Ibu, kata tersejuk yang dilantunkan bibir-bibir manusia. Dan, ibuku,  adalah sebutan terindah.  Ibu adalah mata air cinta. Kemuliaan. Kebahagiaan. Dan, toleransi. Siapa pun yang kehilangan dan ketakhadiran ibunya, ia akan kehilangan sehelai jiwa suci, yang senantiasa merestui dan memberkatinya. (Khalil Gibran)

Dulu, perempuan (baca: ibu) hanya terkungkung dan berdiam diri di rumah. Masa itu, kaum hawa sekadar mengasuh anak-anaknya dan melayani suami. Bahkan, ada keterikatan dengan nilai-nilai tradisional.  Tapi kini, mereka terampil. Cakap, dan mendapat perlakuan yang sama. Sejajar laki-laki.  Mereka kini aktif, kritis, dan memiliki hak yang sama dalam semua jenjang. Kebebasan berkarir disemua lini inilah, membangkitkan semangat, sekaligus berpenampilan lebih modern.

Setelah Kartini membumikan kebebasan bagi perempuan, kini mereka kebanyakan berkiprah diluar rumah. Berbagai kesibukan menjadikan mereka sebagai  wanita karir. Ini kebanggaan. Dan,  inilah, bukan  karena faktor gengsi dan ingin eksis semata. Melainkan menjawab tantangan diera keterbukaan dan reformasi saat ini.
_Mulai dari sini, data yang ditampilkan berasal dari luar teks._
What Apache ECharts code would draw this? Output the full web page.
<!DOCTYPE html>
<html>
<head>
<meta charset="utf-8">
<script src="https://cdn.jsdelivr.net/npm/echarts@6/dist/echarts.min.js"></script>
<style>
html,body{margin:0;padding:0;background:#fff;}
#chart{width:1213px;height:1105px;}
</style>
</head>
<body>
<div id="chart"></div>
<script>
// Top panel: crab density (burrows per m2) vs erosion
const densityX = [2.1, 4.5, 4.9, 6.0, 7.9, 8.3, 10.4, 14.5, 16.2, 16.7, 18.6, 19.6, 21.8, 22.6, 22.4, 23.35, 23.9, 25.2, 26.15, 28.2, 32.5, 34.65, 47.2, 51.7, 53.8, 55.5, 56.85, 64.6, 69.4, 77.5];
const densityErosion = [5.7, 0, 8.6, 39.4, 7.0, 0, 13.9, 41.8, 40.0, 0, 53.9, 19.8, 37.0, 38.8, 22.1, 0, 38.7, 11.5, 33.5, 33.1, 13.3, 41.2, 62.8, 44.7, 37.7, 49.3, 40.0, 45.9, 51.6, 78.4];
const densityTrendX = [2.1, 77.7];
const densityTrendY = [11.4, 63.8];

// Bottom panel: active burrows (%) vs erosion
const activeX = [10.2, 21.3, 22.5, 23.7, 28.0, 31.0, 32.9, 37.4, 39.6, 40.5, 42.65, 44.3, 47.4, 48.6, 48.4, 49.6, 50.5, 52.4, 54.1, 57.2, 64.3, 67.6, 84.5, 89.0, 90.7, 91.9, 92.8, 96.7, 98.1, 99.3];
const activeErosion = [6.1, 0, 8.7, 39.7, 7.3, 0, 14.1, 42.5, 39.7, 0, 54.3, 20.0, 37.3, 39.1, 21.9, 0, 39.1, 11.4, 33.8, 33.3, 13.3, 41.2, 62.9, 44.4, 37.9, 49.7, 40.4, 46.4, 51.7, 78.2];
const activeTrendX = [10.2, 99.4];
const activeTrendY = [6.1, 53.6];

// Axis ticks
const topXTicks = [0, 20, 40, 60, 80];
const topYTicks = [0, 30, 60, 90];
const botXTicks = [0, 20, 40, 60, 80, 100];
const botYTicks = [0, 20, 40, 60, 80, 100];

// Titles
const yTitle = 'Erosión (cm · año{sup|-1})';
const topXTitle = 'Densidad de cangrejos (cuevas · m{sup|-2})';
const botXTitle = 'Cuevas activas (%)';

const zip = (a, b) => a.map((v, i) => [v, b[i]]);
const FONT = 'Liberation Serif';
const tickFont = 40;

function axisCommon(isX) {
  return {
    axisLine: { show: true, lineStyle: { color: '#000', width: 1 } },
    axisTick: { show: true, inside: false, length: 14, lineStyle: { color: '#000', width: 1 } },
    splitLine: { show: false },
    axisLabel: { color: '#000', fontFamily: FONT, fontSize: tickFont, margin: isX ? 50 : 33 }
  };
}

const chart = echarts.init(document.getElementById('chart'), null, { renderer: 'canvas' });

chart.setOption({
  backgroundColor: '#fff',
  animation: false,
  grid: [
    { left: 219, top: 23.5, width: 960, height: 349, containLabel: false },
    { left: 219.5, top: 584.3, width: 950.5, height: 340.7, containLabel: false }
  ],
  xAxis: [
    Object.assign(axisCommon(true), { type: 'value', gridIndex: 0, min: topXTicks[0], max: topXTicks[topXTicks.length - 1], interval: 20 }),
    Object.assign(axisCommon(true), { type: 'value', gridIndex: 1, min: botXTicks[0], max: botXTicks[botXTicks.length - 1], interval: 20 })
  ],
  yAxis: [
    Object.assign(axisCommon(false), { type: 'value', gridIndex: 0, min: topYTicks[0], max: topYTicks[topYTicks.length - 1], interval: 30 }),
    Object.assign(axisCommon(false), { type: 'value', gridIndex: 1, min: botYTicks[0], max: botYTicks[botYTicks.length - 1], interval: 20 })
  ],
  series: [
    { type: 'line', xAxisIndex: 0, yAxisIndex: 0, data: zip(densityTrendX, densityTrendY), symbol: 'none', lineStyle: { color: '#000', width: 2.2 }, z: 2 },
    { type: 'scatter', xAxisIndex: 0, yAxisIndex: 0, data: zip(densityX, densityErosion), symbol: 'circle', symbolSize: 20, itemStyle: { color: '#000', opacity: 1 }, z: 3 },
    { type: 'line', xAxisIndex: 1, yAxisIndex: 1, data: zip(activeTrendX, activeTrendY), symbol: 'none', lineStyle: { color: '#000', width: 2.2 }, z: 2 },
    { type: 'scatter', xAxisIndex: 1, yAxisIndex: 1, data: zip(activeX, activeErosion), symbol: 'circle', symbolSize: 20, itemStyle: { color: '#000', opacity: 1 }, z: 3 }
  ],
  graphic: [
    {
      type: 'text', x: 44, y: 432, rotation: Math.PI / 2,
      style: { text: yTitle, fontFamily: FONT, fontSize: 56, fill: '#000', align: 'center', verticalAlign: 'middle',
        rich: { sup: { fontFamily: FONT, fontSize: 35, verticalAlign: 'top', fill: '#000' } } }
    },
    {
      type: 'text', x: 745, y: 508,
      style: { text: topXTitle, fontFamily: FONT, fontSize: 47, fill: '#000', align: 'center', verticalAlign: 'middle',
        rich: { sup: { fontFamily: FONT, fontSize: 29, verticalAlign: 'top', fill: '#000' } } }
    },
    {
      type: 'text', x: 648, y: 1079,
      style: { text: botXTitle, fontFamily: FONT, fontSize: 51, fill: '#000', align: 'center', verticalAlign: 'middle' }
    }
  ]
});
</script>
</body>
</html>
Tidak sedikit diantara mereka, menjadi pemimpin. Sebut saja, Megawati Soekarnoputri yang mengikuti jejak ayahnya, menduduki kursi kepresidenan. Ada yang menjadi menteri, gubernur, bupati/walikota. Ada pula yang menjadi camat, lurah, hingga kepala desa sekalipun. Termasuk RT/ RW. Mereka juga bersuara lantang di parlemen, hingga pengusaha sukses. Jabatan rektor pun mereka raih. Dan, banyak lagi!!
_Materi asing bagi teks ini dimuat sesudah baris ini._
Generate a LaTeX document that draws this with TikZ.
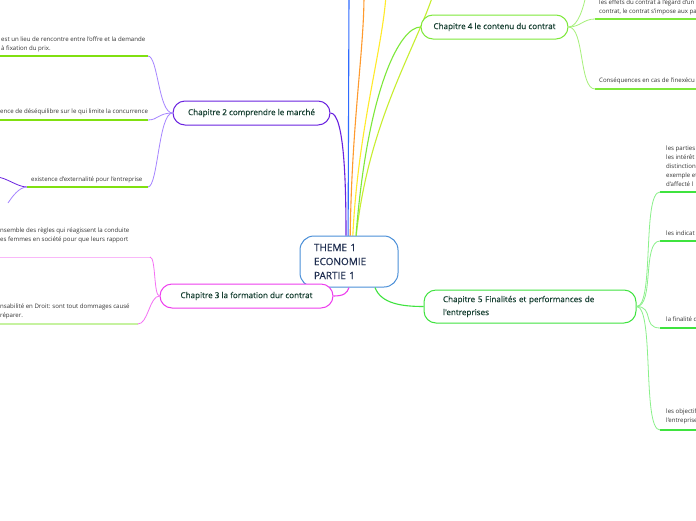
\documentclass[tikz,border=0pt]{standalone}
\usepackage{fontspec}
\setmainfont{Open Sans}
\newfontfamily\headfont[FakeBold=0.5]{Open Sans}
\definecolor{hubline}{HTML}{4A8FD8}
\definecolor{hubtext}{HTML}{1E2D4F}
\definecolor{chaptext}{HTML}{163F31}
\definecolor{leafgray}{HTML}{333333}
\definecolor{ctwo}{HTML}{6A22E0}
\definecolor{ctwosub}{HTML}{A584FF}
\definecolor{cthree}{HTML}{EE3EEE}
\definecolor{cthreesub}{HTML}{F470F4}
\definecolor{cfour}{HTML}{7DE83A}
\definecolor{cfoursub}{HTML}{A6F07A}
\definecolor{cfive}{HTML}{3FE33F}
\definecolor{cfivesub}{HTML}{8AF08A}
\definecolor{lime}{HTML}{80E010}
\definecolor{palelime}{HTML}{C6F2A0}
\definecolor{rayblue}{HTML}{2F6BFF}
\definecolor{rayorange}{HTML}{FF9A2E}
\definecolor{rayyellow}{HTML}{FFEA2A}
\definecolor{raygreen}{HTML}{C8EE30}

\begin{document}
\begin{tikzpicture}[x=1pt,y=-1pt,
  chap/.style={draw,line width=1pt,rounded corners=12pt,fill=white,text=chaptext,
    font=\headfont\fontsize{8.1}{13}\selectfont,minimum height=24pt,inner sep=0pt},
  leaf/.style={text=leafgray,font=\fontsize{6.1}{9}\selectfont,align=left,inner sep=0pt,anchor=north west},
  stem/.style={line width=0.8pt},
  uline/.style={line width=1.3pt,lime}]
  \fill[white] (0,0) rectangle (696,520);
  \useasboundingbox (0,0) rectangle (696,520);
  % free ends running off the page
  \coordinate (rayb) at (349,-5);
  \coordinate (rayo) at (364,-5);
  \coordinate (rayy) at (386,-5);
  \coordinate (rayg) at (433,-5);
  % rays from the centre (drawn under the nodes)
  \coordinate (hubc) at (349,261.5);
  \begin{scope}[stem,line width=1.1pt]
   \draw[rayblue] ([xshift=-1pt]hubc) -- (rayb);
   \draw[rayorange] ([xshift=1pt]hubc) .. controls +(0,-130) and +(0,60) .. (rayo);
   \draw[rayyellow] ([xshift=3pt]hubc) .. controls +(2,-120) and +(-4,60) .. (rayy);
   \draw[raygreen] ([xshift=5pt]hubc) .. controls +(8,-130) and +(-20,60) .. (rayg);
  \end{scope}
  % centre and chapters
  \node[draw=hubline,line width=1pt,rounded corners=14pt,fill=white,text=hubtext,
    minimum width=98pt,minimum height=51pt,text width=70pt,align=left,inner sep=0pt,
    font=\headfont\fontsize{10}{14}\selectfont] (hub) at (hubc) {THEME 1\\ECONOMIE\\PARTIE 1};
  \node[chap,draw=ctwo,minimum width=157pt] (ch2) at (251.5,113) {Chapitre 2 comprendre le marché};
  \node[chap,draw=cthree,minimum width=173pt] (ch3) at (246.5,296) {Chapitre 3 la formation dur contrat};
  \node[chap,draw=cfour,minimum width=147pt] (ch4) at (494.5,27) {Chapitre 4 le contenu du contrat};
  \node[chap,draw=cfive,minimum width=212pt,minimum height=33pt,text width=174pt,align=left] (ch5) at (530,306.5)
    {Chapitre 5 Finalités et performances de\\l'entreprises};
  % chapters to the centre
  \begin{scope}[stem,line width=1.1pt]
   \draw[cfour] ([xshift=7pt]hub.north) .. controls +(12,-150) and +(-20,0) .. (ch4.west);
   \draw[ctwo] (ch2.east) .. controls +(14,0) and +(0,-50) .. ([xshift=-3pt]hub.north);
   \draw[cthree] (ch3.east) .. controls +(10,0) and +(-2,6) .. (hub.south);
   \draw[cfive] ([xshift=26pt]hub.south) .. controls +(6,16) and +(-22,0) .. (ch5.west);
  \end{scope}
  % chapitre 2 leaves
  \coordinate (l21a) at (0,56);   \coordinate (l21b) at (148,56);
  \coordinate (l22a) at (0,120);  \coordinate (l22b) at (148,120);
  \coordinate (l23a) at (27,187); \coordinate (l23b) at (148,187);
  \node[leaf] (l21) at (1,37) {est un lieu de rencontre entre l'offre et la demande\\à fixation du prix.};
  \node[leaf] (l22) at (0,109) {ence de déséquilibre sur le qui limite la concurrence};
  \node[leaf] (l23) at (31,177) {existence d'externalité pour l'entreprise};
  \draw[uline] (l21a) -- (l21b);
  \draw[uline] (l22a) -- (l22b);
  \draw[uline] (l23a) -- (l23b);
  \draw[stem,ctwosub] (ch2.west) .. controls +(-14,0) and +(10,0) .. (l21b);
  \draw[stem,ctwosub] (ch2.west) .. controls +(-14,0) and +(10,0) .. (l22b);
  \draw[stem,ctwosub] (ch2.west) .. controls +(-14,0) and +(10,0) .. (l23b);
  \coordinate (l23c) at (-4,177);
  \coordinate (l23d) at (8,203);
  \draw[stem,ctwo] (l23a) .. controls +(-10,0) and +(10,0) .. (l23c);
  \draw[stem,ctwosub] (l23a) .. controls +(-8,0) and +(4,-6) .. (l23d);
  % chapitre 3 leaves
  \coordinate (l31a) at (0,257);  \coordinate (l31b) at (150,257);
  \coordinate (l32a) at (0,324);  \coordinate (l32b) at (138,324);
  \node[leaf] (l31) at (0,228) {nsemble des règles qui réagissent la conduite\\es femmes en société pour que leurs rapport};
  \node[leaf] (l32) at (0,304) {nsabilité en Droit: sont tout dommages causé\\réparer.};
  \draw[line width=1pt,cthreesub!50] (l31a) -- (l31b);
  \draw[line width=1.3pt,palelime] (l32a) -- (l32b);
  \draw[stem,cthreesub] (ch3.west) .. controls +(-6,0) and +(6,0) .. (l31b);
  \draw[stem,cthreesub] (ch3.west) .. controls +(-10,0) and +(10,0) .. (l32b);
  % chapitre 4 leaves
  \coordinate (l41) at (586,-5);
  \coordinate (l42a) at (595,19); \coordinate (l42b) at (700,19);
  \coordinate (l43a) at (595,89); \coordinate (l43b) at (700,89);
  \node[leaf] (l42) at (599,0) {les effets du contrat à l'égard d'un\\contrat, le contrat s'impose aux pa};
  \node[leaf] (l43) at (599,78) {Conséquences en cas de l'inexécu};
  \draw[uline,cfour] (l42a) -- (l42b);
  \draw[uline,cfour] (l43a) -- (l43b);
  \draw[stem,cfoursub] (ch4.east) .. controls +(10,0) and +(-2,10) .. (l41);
  \draw[stem,cfoursub] (ch4.east) .. controls +(12,0) and +(-12,0) .. (l42a);
  \draw[stem,cfoursub] (ch4.east) .. controls +(16,0) and +(-16,0) .. (l43a);
  % chapitre 5 leaves
  \coordinate (l51a) at (660,192); \coordinate (l51b) at (700,192);
  \coordinate (l52a) at (660,241); \coordinate (l52b) at (700,241);
  \coordinate (l53a) at (660,328); \coordinate (l53b) at (700,328);
  \coordinate (l54a) at (660,430); \coordinate (l54b) at (700,430);
  \node[leaf] (l51) at (666,146) {les parties\\les intérêt\\distinction\\exemple et\\d'affecté l};
  \node[leaf] (l52) at (666,231) {les indicat};
  \node[leaf] (l53) at (666,317) {la finalité d};
  \node[leaf] (l54) at (666,409) {les objectif\\l'entreprise};
  \foreach \k in {1,...,4}{
    \draw[uline,cfive] (l5\k a) -- (l5\k b);
    \draw[stem,cfivesub] (ch5.east) .. controls +(18,0) and +(-18,0) .. (l5\k a);
  }
\end{tikzpicture}
\end{document}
Peran ibu di zaman ini, mempunyai tantangan yang lebih kompleks. Pesatnya perkembangan teknologi dan informasi, menjadi hal menarik untuk mereka menunjukan identitasnya sebagai manusia unggul. Para lelaki, utamanya suami, anak-anak, dan keluarga besarnya, juga lebih bangga memperkenalkan ibunya dengan segudang prestasi. Ketimbang hanya menjadi ibu rumah tangga. Tuntutan dasariah secara intens disetiap napas  kehidupan keluarga yang lebih baik. Tetapi, di satu sisi, tarikan dari luar begitu kuat, memaksa mereka mengejawantahkan nila-nilai sesuai tuntutan emansipasi.
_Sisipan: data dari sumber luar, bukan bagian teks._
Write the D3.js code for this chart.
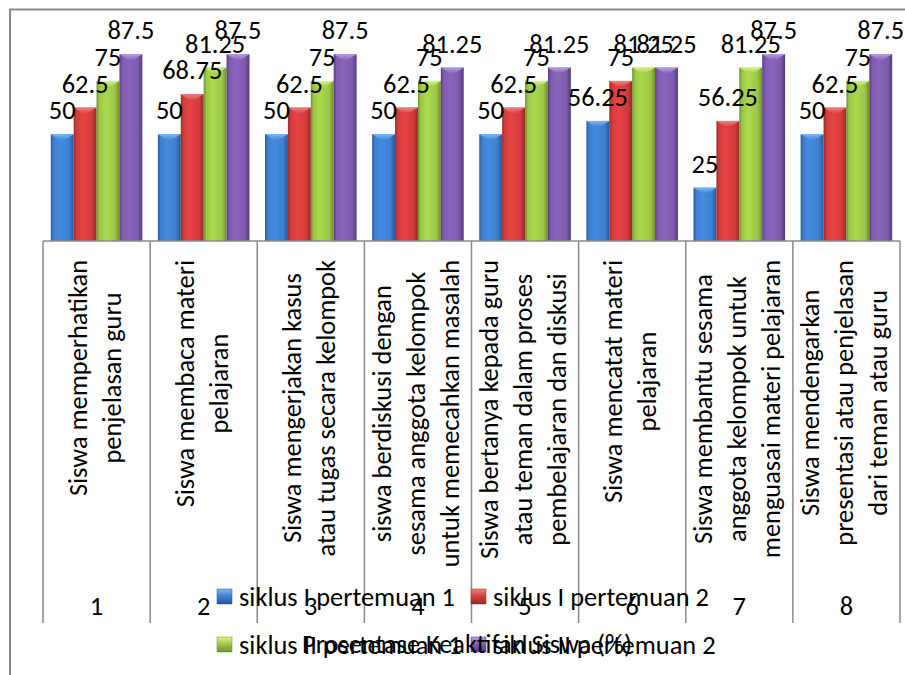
<!DOCTYPE html>
<html>
<head>
<meta charset="utf-8">
<script src="https://cdn.jsdelivr.net/npm/d3@7"></script>
<style>
  html, body { margin: 0; padding: 0; background: #fff; }
  svg { display: block; }
  text { font-family: Carlito, Calibri, Lato, "Open Sans", sans-serif; fill: #000; }
</style>
</head>
<body>
<svg id="chart" width="905" height="675"></svg>
<script>
// ---- data ----
const categories = ["1", "2", "3", "4", "5", "6", "7", "8"];
const categoryLabels = [
  ["Siswa memperhatikan", "penjelasan guru"],
  ["Siswa membaca materi", "pelajaran"],
  ["Siswa mengerjakan kasus", "atau tugas secara kelompok"],
  ["siswa berdiskusi dengan", "sesama anggota kelompok", "untuk memecahkan masalah"],
  ["Siswa bertanya kepada guru", "atau teman dalam proses", "pembelajaran dan diskusi"],
  ["Siswa mencatat materi", "pelajaran"],
  ["Siswa membantu sesama", "anggota kelompok untuk", "menguasai materi pelajaran"],
  ["Siswa mendengarkan", "presentasi atau penjelasan", "dari teman atau guru"]
];
const seriesNames = ["siklus I pertemuan 1", "siklus I pertemuan 2", "siklus II pertemuan 1", "siklus II pertemuan 2"];
const siklus1pertemuan1 = [50, 50, 50, 50, 50, 56.25, 25, 50];
const siklus1pertemuan2 = [62.5, 68.75, 62.5, 62.5, 62.5, 75, 56.25, 62.5];
const siklus2pertemuan1 = [75, 81.25, 75, 75, 75, 81.25, 81.25, 75];
const siklus2pertemuan2 = [87.5, 87.5, 87.5, 81.25, 81.25, 81.25, 87.5, 87.5];
const seriesValues = [siklus1pertemuan1, siklus1pertemuan2, siklus2pertemuan1, siklus2pertemuan2];
const axisTitle = "Prosentase Keaktifan Siswa (%)";

// ---- styles ----
const colors = [
  { mid: "#3d7fcf", edge: "#28579a", light: "#79b6f5" },
  { mid: "#d23c3c", edge: "#972929", light: "#f28080" },
  { mid: "#9cc747", edge: "#6c8f2c", light: "#d8f28a" },
  { mid: "#7e5bab", edge: "#553b7f", light: "#bb9ce6" }
];

const svg = d3.select("#chart");
svg.append("rect").attr("width", 905).attr("height", 675).attr("fill", "#fff");

// font size calibration: legend entry width in reference ~216px
const probe = svg.append("text").attr("font-size", 26).text("siklus I pertemuan 1");
const pw = probe.node().getComputedTextLength();
probe.remove();
const FS = pw > 0 ? 26 * 216 / pw : 24;

const defs = svg.append("defs");
colors.forEach((c, i) => {
  const g = defs.append("linearGradient").attr("id", "bar" + i)
    .attr("x1", "0").attr("x2", "1").attr("y1", "0").attr("y2", "0");
  g.append("stop").attr("offset", "0").attr("stop-color", c.edge);
  g.append("stop").attr("offset", "0.12").attr("stop-color", c.mid);
  g.append("stop").attr("offset", "0.4").attr("stop-color", d3.color(c.mid).brighter(0.25));
  g.append("stop").attr("offset", "0.8").attr("stop-color", c.mid);
  g.append("stop").attr("offset", "1").attr("stop-color", c.edge);
  const t = defs.append("linearGradient").attr("id", "top" + i)
    .attr("x1", "0").attr("x2", "0").attr("y1", "0").attr("y2", "1");
  t.append("stop").attr("offset", "0").attr("stop-color", c.light);
  t.append("stop").attr("offset", "1").attr("stop-color", c.mid);
  const m = defs.append("linearGradient").attr("id", "mk" + i)
    .attr("x1", "0").attr("x2", "0").attr("y1", "0").attr("y2", "1");
  m.append("stop").attr("offset", "0").attr("stop-color", c.light);
  m.append("stop").attr("offset", "0.5").attr("stop-color", c.mid);
  m.append("stop").attr("offset", "1").attr("stop-color", c.edge);
});

// ---- scales ----
const x0 = d3.scaleBand().domain(categories).range([43, 900]).paddingInner(0).paddingOuter(0);
const x1 = d3.scaleBand().domain(d3.range(seriesNames.length)).range([0, x0.bandwidth()])
  .paddingInner(0).paddingOuter(0.34);
const y = d3.scaleLinear().domain([0, 100]).range([241, 27.5]);

// ---- outer border ----
svg.append("path").attr("d", "M10,675 L10,9.5 L905,9.5")
  .attr("fill", "none").attr("stroke", "#8a8a8a").attr("stroke-width", 2);

// ---- bars ----
const groups = svg.append("g").selectAll("g").data(categories).join("g")
  .attr("transform", d => `translate(${x0(d)},0)`);

groups.each(function (cat, ci) {
  const g = d3.select(this);
  seriesValues.forEach((vals, si) => {
    const v = vals[ci];
    const bx = x1(si), bw = x1.bandwidth();
    const top = y(v), base = y(0);
    g.append("rect").attr("x", bx).attr("y", top).attr("width", bw).attr("height", base - top)
      .attr("fill", `url(#bar${si})`);
    g.append("path")
      .attr("d", `M${bx},${top} L${bx + bw},${top} L${bx + bw / 2},${top + 7} Z`)
      .attr("fill", `url(#top${si})`);
  });
});

// ---- data labels ----
groups.each(function (cat, ci) {
  const g = d3.select(this);
  seriesValues.forEach((vals, si) => {
    const v = vals[ci];
    g.append("text")
      .attr("x", x1(si) + x1.bandwidth() / 2)
      .attr("y", y(v) - 15)
      .attr("text-anchor", "middle")
      .attr("font-size", FS)
      .text(v);
  });
});

// ---- category axis (multi-level table) ----
const axisG = svg.append("g");
axisG.append("line").attr("x1", x0.range()[0]).attr("x2", x0.range()[1])
  .attr("y1", y(0)).attr("y2", y(0)).attr("stroke", "#8a8a8a").attr("stroke-width", 1.5);
const bounds = categories.map(c => x0(c)).concat([x0.range()[1]]);
axisG.selectAll("line.sep").data(bounds).join("line").attr("class", "sep")
  .attr("x1", d => d).attr("x2", d => d).attr("y1", y(0)).attr("y2", 623)
  .attr("stroke", "#8a8a8a").attr("stroke-width", 1.5);

const lineSpacing = 34;
categoryLabels.forEach((lines, ci) => {
  const cx = x0(categories[ci]) + x0.bandwidth() / 2;
  const t = axisG.append("text").attr("font-size", FS).attr("text-anchor", "middle");
  const n = lines.length;
  // measure longest line to anchor the block at top
  const widths = lines.map(l => {
    const p = axisG.append("text").attr("font-size", FS).text(l);
    const w = p.node().getComputedTextLength();
    p.remove();
    return w;
  });
  const maxW = d3.max(widths);
  const cy = 260 + maxW / 2;
  lines.forEach((l, i) => {
    const bx = cx + 7 + (i - (n - 1) / 2) * lineSpacing;
    axisG.append("text").attr("font-size", FS).attr("text-anchor", "middle")
      .attr("transform", `translate(${bx},${cy}) rotate(-90)`)
      .text(l);
  });
  t.remove();
});

axisG.selectAll("text.num").data(categories).join("text").attr("class", "num")
  .attr("x", d => x0(d) + x0.bandwidth() / 2).attr("y", 615)
  .attr("text-anchor", "middle").attr("font-size", FS).text(d => d);

// ---- legend ----
const legendCols = [217, 471], legendRows = [589, 637];
const legend = svg.append("g");
seriesNames.forEach((name, i) => {
  const lx = legendCols[i % 2], ly = legendRows[Math.floor(i / 2)];
  legend.append("rect").attr("x", lx).attr("y", ly).attr("width", 15).attr("height", 15)
    .attr("fill", `url(#mk${i})`).attr("stroke", colors[i].edge).attr("stroke-width", 0.5);
  legend.append("text").attr("x", lx + 22).attr("y", ly + 17).attr("font-size", FS).text(name);
});

// ---- axis title ----
svg.append("text").attr("x", 467).attr("y", 653).attr("text-anchor", "middle")
  .attr("font-size", FS).text(axisTitle);
</script>
</body>
</html>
Hj.Rohani Vanath, misalnya.  Ibu empat orang anak yang kini berkiprah sebagai anggota parlemen di Senayan dikonfirmasi Inspirasi mengemukakan, sebenarnya, sejak lama kaum ibu memiliki kemampuan. Punya logika berpikir. Bahkan, loncatan pemikiran, hingga  ide-ide besar tidak diragukan lagi. Makanya, mendapat kepercayaan masyarakat untuk tampil diberbagai  pentas kepemimpinan nasional dan daerah. Perempuan memberi warna tersendiri dalam peta perpolitikan di tanah air.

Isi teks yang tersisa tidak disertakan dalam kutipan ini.